• _TASK DIRECTIONS_
Find every line with the word "this" and report how many there are, without any other text.

• _THE RECORDS_
* * * * * * *

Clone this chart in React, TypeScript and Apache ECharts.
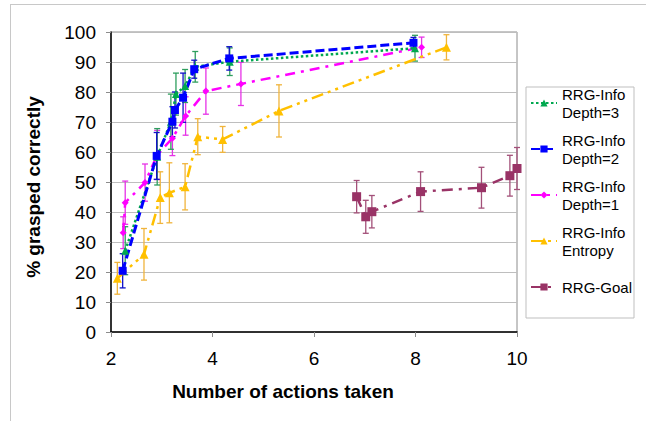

* * * * * * *

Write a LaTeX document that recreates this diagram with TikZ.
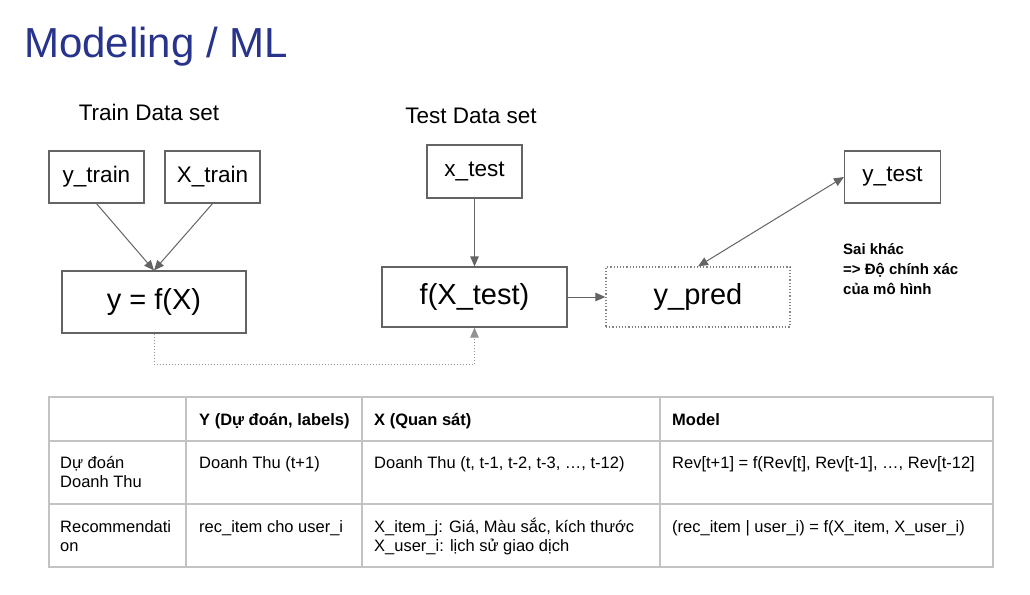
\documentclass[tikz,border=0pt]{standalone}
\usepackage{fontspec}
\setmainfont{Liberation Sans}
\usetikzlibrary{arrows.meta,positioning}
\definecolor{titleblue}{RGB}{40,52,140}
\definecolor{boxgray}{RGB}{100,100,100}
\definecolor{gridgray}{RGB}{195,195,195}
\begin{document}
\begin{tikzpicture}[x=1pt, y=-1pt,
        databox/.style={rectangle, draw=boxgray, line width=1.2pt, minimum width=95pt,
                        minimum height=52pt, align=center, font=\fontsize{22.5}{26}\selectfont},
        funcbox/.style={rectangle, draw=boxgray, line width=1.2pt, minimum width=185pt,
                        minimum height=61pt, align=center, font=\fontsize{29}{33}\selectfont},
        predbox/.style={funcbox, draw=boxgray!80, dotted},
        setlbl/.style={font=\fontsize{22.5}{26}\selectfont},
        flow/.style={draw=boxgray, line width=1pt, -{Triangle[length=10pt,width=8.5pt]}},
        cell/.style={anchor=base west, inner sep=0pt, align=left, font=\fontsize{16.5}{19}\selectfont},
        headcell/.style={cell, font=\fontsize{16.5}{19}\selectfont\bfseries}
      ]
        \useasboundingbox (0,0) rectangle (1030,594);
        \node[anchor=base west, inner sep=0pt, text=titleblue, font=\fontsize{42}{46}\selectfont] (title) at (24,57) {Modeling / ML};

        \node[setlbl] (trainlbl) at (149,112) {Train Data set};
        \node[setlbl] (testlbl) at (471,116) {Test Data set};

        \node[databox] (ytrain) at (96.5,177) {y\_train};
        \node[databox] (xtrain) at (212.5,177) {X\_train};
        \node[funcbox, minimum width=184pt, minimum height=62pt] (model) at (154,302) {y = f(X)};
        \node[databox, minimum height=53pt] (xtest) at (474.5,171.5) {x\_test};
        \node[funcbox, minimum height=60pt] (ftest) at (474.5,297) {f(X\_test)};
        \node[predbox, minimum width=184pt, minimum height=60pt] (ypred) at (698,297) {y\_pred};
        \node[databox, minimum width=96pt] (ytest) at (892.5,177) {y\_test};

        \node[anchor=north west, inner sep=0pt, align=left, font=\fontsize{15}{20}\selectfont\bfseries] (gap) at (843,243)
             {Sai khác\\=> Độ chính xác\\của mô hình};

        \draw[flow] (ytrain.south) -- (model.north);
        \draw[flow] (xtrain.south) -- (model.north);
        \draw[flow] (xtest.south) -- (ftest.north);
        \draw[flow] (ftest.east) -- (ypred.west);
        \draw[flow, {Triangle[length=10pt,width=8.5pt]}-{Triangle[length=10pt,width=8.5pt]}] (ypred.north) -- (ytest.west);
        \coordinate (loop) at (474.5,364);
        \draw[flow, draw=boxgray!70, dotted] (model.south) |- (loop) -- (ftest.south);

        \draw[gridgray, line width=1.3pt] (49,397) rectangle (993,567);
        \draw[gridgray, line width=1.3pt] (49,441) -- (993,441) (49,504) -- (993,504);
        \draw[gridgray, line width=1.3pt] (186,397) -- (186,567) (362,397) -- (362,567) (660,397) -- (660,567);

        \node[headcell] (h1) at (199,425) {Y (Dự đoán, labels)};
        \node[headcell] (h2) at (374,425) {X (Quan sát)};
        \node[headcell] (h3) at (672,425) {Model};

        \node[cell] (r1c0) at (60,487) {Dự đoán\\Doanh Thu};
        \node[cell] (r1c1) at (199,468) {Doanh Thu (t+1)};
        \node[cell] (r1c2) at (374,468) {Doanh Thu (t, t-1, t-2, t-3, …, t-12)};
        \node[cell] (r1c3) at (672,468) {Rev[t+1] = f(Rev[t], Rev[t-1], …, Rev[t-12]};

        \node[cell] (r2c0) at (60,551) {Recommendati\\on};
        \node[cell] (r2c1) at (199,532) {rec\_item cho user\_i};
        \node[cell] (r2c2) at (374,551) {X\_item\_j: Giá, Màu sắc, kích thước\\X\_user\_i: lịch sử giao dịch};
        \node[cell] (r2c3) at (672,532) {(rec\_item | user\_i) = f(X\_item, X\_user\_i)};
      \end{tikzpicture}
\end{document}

* * * * * * *

• _COMPLETE RESPONSE_
2